* [WHAT YOU ARE ASKED TO DO]:
Write out, word for word, every line from the first one through the line that holds "Bar, XAxis, YAxis", and nothing else; skip the pictures.
==== RECORDED INFORMATION ====
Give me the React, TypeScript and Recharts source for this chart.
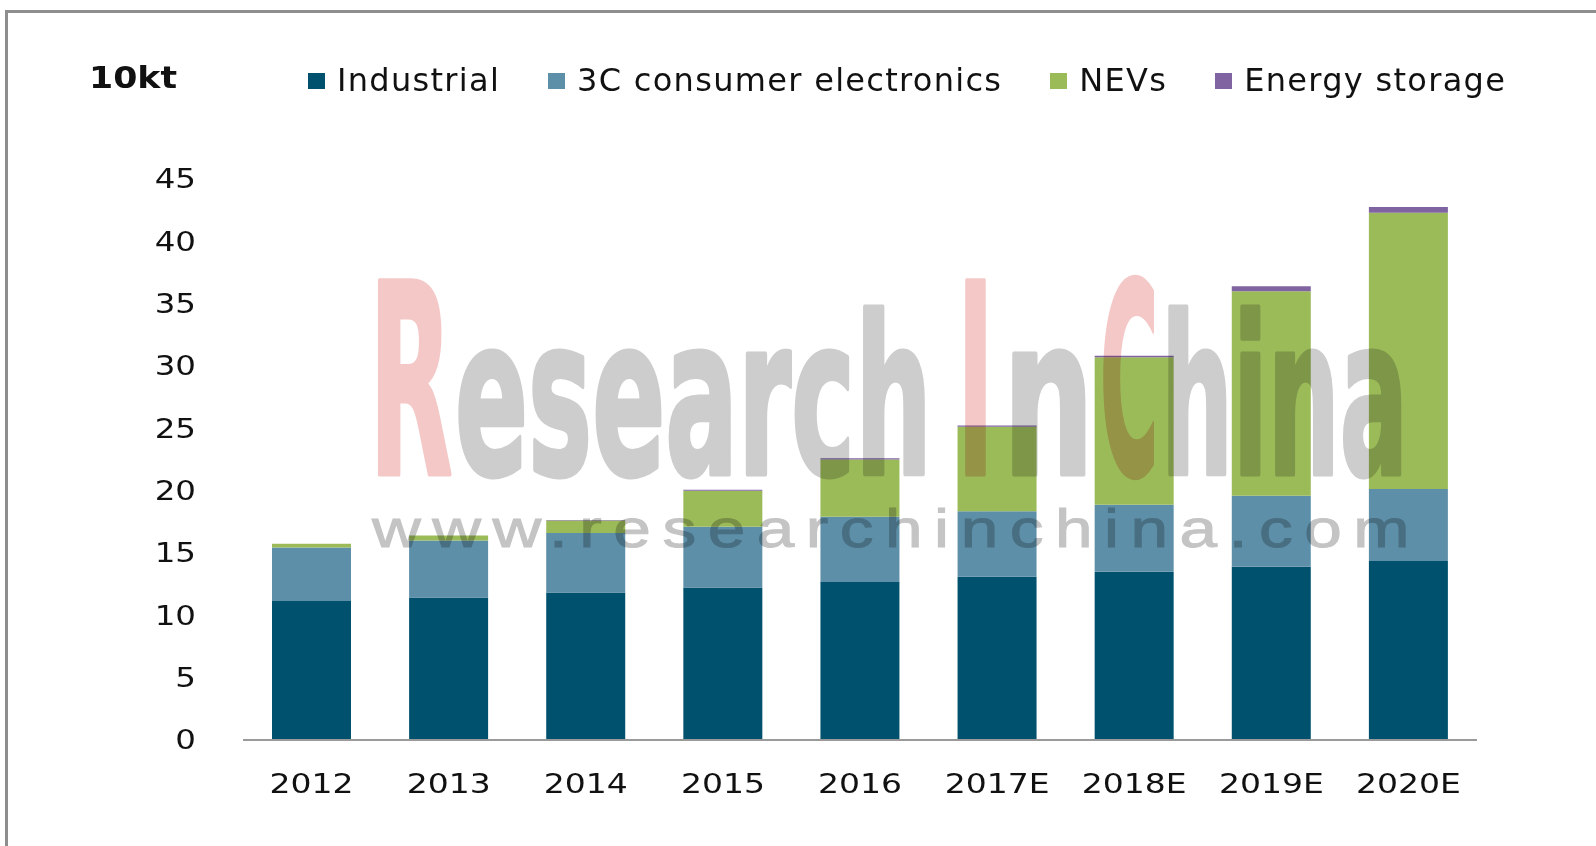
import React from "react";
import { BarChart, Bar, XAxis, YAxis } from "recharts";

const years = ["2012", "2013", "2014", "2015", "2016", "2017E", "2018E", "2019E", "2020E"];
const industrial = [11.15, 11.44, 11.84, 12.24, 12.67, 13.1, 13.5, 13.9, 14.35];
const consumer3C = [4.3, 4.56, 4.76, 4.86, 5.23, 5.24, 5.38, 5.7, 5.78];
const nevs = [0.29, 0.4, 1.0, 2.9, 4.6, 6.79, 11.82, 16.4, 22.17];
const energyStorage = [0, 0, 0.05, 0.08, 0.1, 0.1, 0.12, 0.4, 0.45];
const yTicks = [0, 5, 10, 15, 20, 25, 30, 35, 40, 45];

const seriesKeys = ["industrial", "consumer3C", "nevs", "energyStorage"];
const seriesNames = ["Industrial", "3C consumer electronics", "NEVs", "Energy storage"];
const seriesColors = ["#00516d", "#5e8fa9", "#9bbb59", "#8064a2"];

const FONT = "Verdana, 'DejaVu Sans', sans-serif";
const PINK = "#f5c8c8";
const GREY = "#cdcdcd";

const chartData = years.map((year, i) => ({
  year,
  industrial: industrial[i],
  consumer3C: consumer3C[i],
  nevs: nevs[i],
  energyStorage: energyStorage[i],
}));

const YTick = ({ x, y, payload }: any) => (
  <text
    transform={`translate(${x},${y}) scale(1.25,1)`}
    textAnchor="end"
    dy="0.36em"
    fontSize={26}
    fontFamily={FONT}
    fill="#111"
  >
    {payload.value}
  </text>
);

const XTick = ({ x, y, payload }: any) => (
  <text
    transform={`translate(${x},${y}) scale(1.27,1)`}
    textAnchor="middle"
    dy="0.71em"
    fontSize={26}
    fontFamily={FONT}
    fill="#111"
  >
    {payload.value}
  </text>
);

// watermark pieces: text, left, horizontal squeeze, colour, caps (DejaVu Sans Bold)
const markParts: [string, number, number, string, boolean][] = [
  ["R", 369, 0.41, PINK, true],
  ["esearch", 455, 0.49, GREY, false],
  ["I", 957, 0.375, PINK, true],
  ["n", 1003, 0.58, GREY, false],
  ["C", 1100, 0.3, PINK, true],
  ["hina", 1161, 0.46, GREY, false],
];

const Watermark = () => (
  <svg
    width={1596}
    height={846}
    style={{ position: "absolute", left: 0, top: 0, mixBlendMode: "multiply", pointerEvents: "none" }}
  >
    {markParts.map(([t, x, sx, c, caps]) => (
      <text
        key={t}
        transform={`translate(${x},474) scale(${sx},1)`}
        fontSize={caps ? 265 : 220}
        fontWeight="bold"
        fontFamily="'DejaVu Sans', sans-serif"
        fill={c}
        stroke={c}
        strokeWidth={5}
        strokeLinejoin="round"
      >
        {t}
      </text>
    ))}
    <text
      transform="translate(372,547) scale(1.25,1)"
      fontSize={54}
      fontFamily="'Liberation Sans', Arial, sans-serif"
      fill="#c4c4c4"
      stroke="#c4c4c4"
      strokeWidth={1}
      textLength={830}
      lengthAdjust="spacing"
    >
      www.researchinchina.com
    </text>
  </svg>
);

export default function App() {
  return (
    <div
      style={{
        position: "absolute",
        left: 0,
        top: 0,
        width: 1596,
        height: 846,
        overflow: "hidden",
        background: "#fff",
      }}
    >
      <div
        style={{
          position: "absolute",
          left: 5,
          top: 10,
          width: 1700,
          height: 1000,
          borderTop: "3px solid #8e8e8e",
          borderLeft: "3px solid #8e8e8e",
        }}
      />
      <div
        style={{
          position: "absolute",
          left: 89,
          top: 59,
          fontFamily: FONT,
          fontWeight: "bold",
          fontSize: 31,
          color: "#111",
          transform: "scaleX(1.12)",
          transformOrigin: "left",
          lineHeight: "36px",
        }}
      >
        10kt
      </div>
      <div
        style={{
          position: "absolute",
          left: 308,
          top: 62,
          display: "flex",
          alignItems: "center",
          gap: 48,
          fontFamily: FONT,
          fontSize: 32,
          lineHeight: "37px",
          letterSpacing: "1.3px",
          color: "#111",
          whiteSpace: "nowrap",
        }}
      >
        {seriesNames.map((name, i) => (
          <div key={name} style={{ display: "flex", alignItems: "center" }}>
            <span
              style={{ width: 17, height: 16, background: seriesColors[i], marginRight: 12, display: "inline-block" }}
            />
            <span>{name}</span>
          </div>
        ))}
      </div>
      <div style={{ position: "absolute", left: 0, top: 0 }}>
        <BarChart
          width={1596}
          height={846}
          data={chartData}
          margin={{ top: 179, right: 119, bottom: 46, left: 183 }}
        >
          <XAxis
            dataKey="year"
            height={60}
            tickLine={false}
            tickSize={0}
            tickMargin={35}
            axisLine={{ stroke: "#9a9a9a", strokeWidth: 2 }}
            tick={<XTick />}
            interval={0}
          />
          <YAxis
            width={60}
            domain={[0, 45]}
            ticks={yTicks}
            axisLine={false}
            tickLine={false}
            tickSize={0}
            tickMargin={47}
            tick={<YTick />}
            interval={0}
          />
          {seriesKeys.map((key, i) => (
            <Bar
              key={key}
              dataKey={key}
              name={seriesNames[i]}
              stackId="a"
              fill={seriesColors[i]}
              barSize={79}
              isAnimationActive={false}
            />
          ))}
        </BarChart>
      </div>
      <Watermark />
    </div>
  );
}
====
* [ANSWER BELOW]:
Give me the React, TypeScript and Recharts source for this chart.
import React from "react";
import { BarChart, Bar, XAxis, YAxis } from "recharts";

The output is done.